If you have Docker installed, you can run the project in a Docker container. To do so, you will need to build the Docker image. This can be done by running the following command in the root directory of the project:

docker compose up -d --build

This will build the Docker image and start the MongoDB and scraper containers.

Configuration

The scraper can be configured by changing the values in the config.py file. The following values can be changed:

Database

  • MONGODB_URI: The URI of the MongoDB instance to use. Defaults to mongodb://localhost:27017/
  • DATABASE_NAME: The name of the MongoDB database to use. Defaults to reddit_sentiment
  • POSTS_COLLECTION: The name of the MongoDB collection to store the posts in. Defaults to posts
  • COMMENTS_COLLECTION: The name of the MongoDB collection to store the comments in. Defaults to comments

Scraping

  • SCROLL_TIME: The time in seconds the script scrolls down on the subreddit page until the extraction of posts and comments begins. The longer the time, the more posts and comments will be extracted. Defaults to 2
  • SUBREDDIT_LIST: A list of subreddits to scrape. Defaults to ['aww']
  • SUBREDDIT_FILE: The file path of a JSON file containing a list of subreddits to scrape. Defaults to "./data/subreddits.json"
  • MAX_POSTS_PER_SUBREDDIT: The maximum number of posts to scrape per subreddit. Defaults to None (no limit)

Sentiment analysis

  • SENTIMENT_ANALYSIS: Whether to perform sentiment analysis on the scraped data. Defaults to True
  • SENTIMENT_FEATURES: The feature to use for sentiment analysis. Consists of the MongoDB collection name and the field name. Defaults to [(POSTS_COLLECTION, 'title'), (COMMENTS_COLLECTION, 'text')]
  • SENTIMENT_MODEL: The sentiment analysis model to use. Defaults to "cardiffnlp/twitter-xlm-roberta-base-sentiment"

Selenium Driver

  • DRIVER_OPTIONS: The options for the Firefox webdriver. Defaults to the options returned by the get_driver_options() function in the config.py file.

Selenium Driver

The Selenium driver arguments are also defined in the config.py file. Per default the driver runs with the following arguments:

  • --headless: Run the driver in headless mode
  • --no-sandbox: Disable the sandbox mode

In addition to these arguments, the following preferences are set:

  • profile.managed_default_content_settings.images: 2 (disable images)

Docker stack

The project includes a Docker stack, which can be used to run the scraper and MongoDB in Docker containers. The stack consists of the following services:

  • mongodb: The MongoDB database
  • scraper: The scraper itself
  • selenium-hub: The Selenium hub
  • firefox: The Firefox Selenium node

Scraping

The scraper will scrape the following data from the specified subreddits:

  • Posts

    • Title
    • URL
    • Author
    • Post ID
    • Subreddit
  • Comments

    • Text
    • Author
    • Upvotes
    • Parent Comment ID
    • Post ID
    • Subreddit

The scraped data is stored in a MongoDB database.
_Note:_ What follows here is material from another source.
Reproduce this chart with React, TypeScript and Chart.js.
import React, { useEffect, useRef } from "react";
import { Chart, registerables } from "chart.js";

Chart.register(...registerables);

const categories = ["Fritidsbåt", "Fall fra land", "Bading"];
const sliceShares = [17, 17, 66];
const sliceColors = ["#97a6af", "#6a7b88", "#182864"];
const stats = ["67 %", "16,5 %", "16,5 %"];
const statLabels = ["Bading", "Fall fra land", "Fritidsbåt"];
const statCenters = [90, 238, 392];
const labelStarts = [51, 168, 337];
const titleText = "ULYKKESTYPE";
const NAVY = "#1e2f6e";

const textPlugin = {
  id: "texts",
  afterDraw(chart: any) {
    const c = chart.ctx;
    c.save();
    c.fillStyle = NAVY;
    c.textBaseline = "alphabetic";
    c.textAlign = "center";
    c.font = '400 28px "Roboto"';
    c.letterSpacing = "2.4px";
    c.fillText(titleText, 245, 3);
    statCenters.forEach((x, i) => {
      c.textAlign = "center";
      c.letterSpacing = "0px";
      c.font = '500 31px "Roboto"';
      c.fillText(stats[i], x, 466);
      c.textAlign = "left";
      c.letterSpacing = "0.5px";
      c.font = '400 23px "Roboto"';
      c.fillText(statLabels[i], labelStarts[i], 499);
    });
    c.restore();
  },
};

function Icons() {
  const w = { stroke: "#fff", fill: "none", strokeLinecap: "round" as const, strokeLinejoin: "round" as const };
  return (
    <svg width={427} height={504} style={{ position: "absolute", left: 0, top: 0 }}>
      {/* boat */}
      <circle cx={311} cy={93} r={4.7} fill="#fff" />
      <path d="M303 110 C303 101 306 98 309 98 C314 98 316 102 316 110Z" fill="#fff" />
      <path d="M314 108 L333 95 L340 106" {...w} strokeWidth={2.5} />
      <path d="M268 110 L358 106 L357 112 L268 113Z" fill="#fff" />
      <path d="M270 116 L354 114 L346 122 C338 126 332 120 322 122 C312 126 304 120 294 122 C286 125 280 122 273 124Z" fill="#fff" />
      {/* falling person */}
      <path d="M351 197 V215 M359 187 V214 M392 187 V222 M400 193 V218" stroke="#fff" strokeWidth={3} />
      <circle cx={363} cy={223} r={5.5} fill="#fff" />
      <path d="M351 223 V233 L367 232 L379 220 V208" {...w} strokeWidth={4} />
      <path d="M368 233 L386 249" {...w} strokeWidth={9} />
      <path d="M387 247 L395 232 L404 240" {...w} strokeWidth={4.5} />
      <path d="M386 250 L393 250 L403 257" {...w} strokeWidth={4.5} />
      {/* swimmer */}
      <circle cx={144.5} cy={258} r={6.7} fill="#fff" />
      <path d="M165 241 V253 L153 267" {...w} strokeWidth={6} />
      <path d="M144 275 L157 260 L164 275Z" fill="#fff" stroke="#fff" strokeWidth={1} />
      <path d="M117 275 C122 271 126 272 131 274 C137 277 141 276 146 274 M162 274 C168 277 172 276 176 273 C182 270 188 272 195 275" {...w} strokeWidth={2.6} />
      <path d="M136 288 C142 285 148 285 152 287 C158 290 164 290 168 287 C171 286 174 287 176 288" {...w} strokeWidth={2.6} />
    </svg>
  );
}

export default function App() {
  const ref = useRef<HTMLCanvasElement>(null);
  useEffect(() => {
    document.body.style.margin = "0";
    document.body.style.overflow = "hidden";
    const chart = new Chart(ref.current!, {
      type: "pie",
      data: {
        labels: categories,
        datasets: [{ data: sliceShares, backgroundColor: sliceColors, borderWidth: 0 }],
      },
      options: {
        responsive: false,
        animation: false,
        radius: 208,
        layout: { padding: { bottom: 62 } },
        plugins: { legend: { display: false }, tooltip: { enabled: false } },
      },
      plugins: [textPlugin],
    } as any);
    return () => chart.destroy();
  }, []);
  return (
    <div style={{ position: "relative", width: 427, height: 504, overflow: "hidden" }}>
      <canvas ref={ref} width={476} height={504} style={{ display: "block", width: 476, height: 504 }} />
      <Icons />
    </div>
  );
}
The posts are stored in the posts collection and the comments are stored in the comments collection.

Sentiment analysis

The sentiment analysis is performed using the cardiffnlp/twitter-xlm-roberta-base-sentiment model per default. The model is able to classify text into three classes: positive, negative and neutral. The label with the highest probability is chosen as the class for the text and stored in the sentiment field of the respective MongoDB document.
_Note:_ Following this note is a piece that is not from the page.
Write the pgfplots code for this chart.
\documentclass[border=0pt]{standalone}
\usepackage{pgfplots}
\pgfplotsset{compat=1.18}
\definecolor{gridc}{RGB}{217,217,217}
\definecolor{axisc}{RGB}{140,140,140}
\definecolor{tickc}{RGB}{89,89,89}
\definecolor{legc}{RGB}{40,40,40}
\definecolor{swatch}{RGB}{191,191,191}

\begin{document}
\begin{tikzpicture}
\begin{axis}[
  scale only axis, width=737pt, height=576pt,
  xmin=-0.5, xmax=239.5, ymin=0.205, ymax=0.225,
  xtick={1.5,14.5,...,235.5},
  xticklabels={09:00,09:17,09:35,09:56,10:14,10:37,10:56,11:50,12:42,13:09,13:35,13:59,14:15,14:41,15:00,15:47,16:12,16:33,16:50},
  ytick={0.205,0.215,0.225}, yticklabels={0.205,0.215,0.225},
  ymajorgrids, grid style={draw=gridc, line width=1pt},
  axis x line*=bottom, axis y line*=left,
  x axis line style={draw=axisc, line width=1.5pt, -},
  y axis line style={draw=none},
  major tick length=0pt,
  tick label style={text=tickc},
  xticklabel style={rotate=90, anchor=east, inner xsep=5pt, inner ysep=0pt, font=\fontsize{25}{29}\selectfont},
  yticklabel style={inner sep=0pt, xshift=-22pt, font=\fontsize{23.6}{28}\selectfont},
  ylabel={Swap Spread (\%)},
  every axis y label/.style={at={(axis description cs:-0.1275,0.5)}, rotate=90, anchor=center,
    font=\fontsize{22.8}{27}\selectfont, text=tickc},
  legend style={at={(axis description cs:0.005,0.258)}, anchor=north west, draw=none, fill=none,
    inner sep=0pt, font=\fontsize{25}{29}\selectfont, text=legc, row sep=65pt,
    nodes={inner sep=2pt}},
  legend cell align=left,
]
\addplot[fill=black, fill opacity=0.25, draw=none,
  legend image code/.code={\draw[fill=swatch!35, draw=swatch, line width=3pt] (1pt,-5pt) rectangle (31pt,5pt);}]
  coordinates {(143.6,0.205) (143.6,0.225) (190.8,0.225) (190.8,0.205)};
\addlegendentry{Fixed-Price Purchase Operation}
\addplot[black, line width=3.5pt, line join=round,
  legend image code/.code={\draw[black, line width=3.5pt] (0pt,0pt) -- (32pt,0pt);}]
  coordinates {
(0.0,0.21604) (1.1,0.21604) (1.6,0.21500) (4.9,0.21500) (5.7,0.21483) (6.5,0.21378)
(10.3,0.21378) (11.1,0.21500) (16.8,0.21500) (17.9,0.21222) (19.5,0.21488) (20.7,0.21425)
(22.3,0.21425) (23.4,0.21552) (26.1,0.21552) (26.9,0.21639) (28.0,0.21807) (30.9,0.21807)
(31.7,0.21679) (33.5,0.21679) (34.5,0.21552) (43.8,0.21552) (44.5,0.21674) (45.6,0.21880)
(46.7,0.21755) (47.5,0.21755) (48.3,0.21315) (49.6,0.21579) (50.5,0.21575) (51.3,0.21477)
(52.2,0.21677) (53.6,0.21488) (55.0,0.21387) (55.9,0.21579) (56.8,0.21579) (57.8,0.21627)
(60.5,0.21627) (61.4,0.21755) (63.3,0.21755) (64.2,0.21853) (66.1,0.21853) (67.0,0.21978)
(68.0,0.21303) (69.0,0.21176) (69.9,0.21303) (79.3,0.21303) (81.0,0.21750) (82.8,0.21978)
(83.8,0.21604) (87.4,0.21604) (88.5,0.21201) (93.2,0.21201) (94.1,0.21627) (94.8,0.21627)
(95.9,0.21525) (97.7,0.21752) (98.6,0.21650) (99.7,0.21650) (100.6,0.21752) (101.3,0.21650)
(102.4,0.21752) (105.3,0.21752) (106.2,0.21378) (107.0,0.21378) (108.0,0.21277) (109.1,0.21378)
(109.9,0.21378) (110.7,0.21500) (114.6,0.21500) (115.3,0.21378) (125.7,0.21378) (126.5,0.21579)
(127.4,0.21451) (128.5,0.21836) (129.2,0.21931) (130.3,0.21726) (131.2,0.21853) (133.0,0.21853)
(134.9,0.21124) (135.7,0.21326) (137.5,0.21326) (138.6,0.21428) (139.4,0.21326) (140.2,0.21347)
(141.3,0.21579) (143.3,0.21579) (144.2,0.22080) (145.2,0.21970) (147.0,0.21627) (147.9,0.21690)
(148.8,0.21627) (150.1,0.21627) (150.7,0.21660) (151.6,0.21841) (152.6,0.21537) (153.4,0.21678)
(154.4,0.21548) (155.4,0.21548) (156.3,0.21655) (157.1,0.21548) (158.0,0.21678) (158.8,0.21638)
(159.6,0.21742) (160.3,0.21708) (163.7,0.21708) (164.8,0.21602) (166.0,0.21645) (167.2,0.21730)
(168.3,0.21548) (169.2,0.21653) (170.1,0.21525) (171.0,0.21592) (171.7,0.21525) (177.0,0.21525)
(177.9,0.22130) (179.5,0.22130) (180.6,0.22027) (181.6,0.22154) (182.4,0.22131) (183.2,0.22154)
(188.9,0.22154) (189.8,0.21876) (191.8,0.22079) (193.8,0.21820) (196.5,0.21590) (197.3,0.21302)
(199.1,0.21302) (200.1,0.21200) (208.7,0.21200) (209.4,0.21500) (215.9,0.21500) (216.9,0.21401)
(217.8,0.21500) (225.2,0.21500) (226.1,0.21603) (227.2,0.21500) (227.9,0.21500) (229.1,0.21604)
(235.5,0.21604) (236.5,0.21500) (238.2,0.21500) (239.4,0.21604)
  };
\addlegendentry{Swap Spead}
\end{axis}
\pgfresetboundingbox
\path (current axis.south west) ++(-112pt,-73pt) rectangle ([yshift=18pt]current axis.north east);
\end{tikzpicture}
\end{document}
The model can be changed by changing the SENTIMENT_MODEL in the config.py file. The model can be any model from the Hugging Face model hub.

The analysis can be disabled by setting the SENTIMENT_ANALYSIS in the config.py file to False. In case you want to run the analysis only, you can start the scraper with the --sentiment-only flag:

python main.py --sentiment-only

Tests

The project includes a number of unit and integration tests. These tests can be run by running the following command in the root directory of the project:

python -m unittest discover

Make sure a MongoDB instance is running before running the tests as the integration tests require a running MongoDB instance.

It is recommended to run the tests within PyCharm or any IDE providing a graphical test runner.